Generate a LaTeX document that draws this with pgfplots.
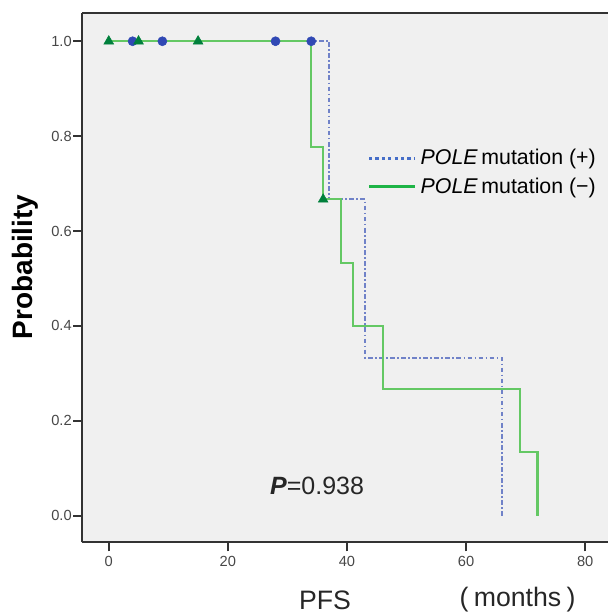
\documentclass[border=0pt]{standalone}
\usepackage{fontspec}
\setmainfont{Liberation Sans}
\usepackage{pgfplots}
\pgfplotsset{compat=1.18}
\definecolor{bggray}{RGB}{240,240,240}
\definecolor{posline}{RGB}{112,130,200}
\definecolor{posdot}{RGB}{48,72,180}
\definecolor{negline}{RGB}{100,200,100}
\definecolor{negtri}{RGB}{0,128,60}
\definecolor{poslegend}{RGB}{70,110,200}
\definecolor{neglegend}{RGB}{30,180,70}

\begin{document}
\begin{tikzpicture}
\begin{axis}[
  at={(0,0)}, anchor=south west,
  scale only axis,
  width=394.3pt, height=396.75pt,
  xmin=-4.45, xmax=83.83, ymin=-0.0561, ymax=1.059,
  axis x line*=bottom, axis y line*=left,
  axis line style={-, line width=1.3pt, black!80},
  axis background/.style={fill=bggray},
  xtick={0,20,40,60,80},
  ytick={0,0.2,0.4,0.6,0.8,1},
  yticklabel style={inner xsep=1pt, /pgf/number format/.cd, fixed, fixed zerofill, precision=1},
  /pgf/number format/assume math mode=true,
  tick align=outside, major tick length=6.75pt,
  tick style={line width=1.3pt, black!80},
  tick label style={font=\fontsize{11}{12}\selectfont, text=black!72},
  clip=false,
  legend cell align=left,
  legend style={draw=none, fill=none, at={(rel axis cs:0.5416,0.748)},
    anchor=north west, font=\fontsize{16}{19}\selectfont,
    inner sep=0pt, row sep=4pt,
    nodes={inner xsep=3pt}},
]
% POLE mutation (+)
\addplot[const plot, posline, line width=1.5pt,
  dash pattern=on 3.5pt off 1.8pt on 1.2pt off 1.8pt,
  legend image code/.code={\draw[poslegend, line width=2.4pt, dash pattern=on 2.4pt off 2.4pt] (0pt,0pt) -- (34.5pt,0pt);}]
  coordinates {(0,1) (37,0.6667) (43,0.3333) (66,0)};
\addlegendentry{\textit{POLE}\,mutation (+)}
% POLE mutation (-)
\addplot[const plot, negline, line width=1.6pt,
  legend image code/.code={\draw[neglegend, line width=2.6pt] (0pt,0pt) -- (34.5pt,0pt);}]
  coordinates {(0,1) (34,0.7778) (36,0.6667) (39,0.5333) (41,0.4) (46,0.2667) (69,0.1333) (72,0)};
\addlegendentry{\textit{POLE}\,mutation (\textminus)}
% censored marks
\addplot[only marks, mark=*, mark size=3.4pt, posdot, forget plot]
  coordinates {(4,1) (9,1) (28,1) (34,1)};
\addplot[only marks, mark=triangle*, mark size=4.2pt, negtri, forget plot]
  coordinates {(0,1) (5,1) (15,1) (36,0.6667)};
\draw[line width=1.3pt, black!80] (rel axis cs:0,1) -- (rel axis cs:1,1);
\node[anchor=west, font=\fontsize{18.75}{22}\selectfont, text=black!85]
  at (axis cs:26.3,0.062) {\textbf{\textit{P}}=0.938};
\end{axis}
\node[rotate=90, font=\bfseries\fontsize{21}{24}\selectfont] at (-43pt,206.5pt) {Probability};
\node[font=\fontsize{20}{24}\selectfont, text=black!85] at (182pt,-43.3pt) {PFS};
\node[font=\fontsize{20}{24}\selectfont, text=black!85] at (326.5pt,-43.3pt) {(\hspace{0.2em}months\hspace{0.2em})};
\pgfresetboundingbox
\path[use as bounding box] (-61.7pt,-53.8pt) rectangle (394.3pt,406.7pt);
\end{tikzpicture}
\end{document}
******************************
GOAL. Repeat the material above in full and exactly, omitting the pictures.

COMPLETE OUTPUT.
Generate a LaTeX document that draws this with pgfplots.
\documentclass[border=0pt]{standalone}
\usepackage{fontspec}
\setmainfont{Liberation Sans}
\usepackage{pgfplots}
\pgfplotsset{compat=1.18}
\definecolor{bggray}{RGB}{240,240,240}
\definecolor{posline}{RGB}{112,130,200}
\definecolor{posdot}{RGB}{48,72,180}
\definecolor{negline}{RGB}{100,200,100}
\definecolor{negtri}{RGB}{0,128,60}
\definecolor{poslegend}{RGB}{70,110,200}
\definecolor{neglegend}{RGB}{30,180,70}

\begin{document}
\begin{tikzpicture}
\begin{axis}[
  at={(0,0)}, anchor=south west,
  scale only axis,
  width=394.3pt, height=396.75pt,
  xmin=-4.45, xmax=83.83, ymin=-0.0561, ymax=1.059,
  axis x line*=bottom, axis y line*=left,
  axis line style={-, line width=1.3pt, black!80},
  axis background/.style={fill=bggray},
  xtick={0,20,40,60,80},
  ytick={0,0.2,0.4,0.6,0.8,1},
  yticklabel style={inner xsep=1pt, /pgf/number format/.cd, fixed, fixed zerofill, precision=1},
  /pgf/number format/assume math mode=true,
  tick align=outside, major tick length=6.75pt,
  tick style={line width=1.3pt, black!80},
  tick label style={font=\fontsize{11}{12}\selectfont, text=black!72},
  clip=false,
  legend cell align=left,
  legend style={draw=none, fill=none, at={(rel axis cs:0.5416,0.748)},
    anchor=north west, font=\fontsize{16}{19}\selectfont,
    inner sep=0pt, row sep=4pt,
    nodes={inner xsep=3pt}},
]
% POLE mutation (+)
\addplot[const plot, posline, line width=1.5pt,
  dash pattern=on 3.5pt off 1.8pt on 1.2pt off 1.8pt,
  legend image code/.code={\draw[poslegend, line width=2.4pt, dash pattern=on 2.4pt off 2.4pt] (0pt,0pt) -- (34.5pt,0pt);}]
  coordinates {(0,1) (37,0.6667) (43,0.3333) (66,0)};
\addlegendentry{\textit{POLE}\,mutation (+)}
% POLE mutation (-)
\addplot[const plot, negline, line width=1.6pt,
  legend image code/.code={\draw[neglegend, line width=2.6pt] (0pt,0pt) -- (34.5pt,0pt);}]
  coordinates {(0,1) (34,0.7778) (36,0.6667) (39,0.5333) (41,0.4) (46,0.2667) (69,0.1333) (72,0)};
\addlegendentry{\textit{POLE}\,mutation (\textminus)}
% censored marks
\addplot[only marks, mark=*, mark size=3.4pt, posdot, forget plot]
  coordinates {(4,1) (9,1) (28,1) (34,1)};
\addplot[only marks, mark=triangle*, mark size=4.2pt, negtri, forget plot]
  coordinates {(0,1) (5,1) (15,1) (36,0.6667)};
\draw[line width=1.3pt, black!80] (rel axis cs:0,1) -- (rel axis cs:1,1);
\node[anchor=west, font=\fontsize{18.75}{22}\selectfont, text=black!85]
  at (axis cs:26.3,0.062) {\textbf{\textit{P}}=0.938};
\end{axis}
\node[rotate=90, font=\bfseries\fontsize{21}{24}\selectfont] at (-43pt,206.5pt) {Probability};
\node[font=\fontsize{20}{24}\selectfont, text=black!85] at (182pt,-43.3pt) {PFS};
\node[font=\fontsize{20}{24}\selectfont, text=black!85] at (326.5pt,-43.3pt) {(\hspace{0.2em}months\hspace{0.2em})};
\pgfresetboundingbox
\path[use as bounding box] (-61.7pt,-53.8pt) rectangle (394.3pt,406.7pt);
\end{tikzpicture}
\end{document}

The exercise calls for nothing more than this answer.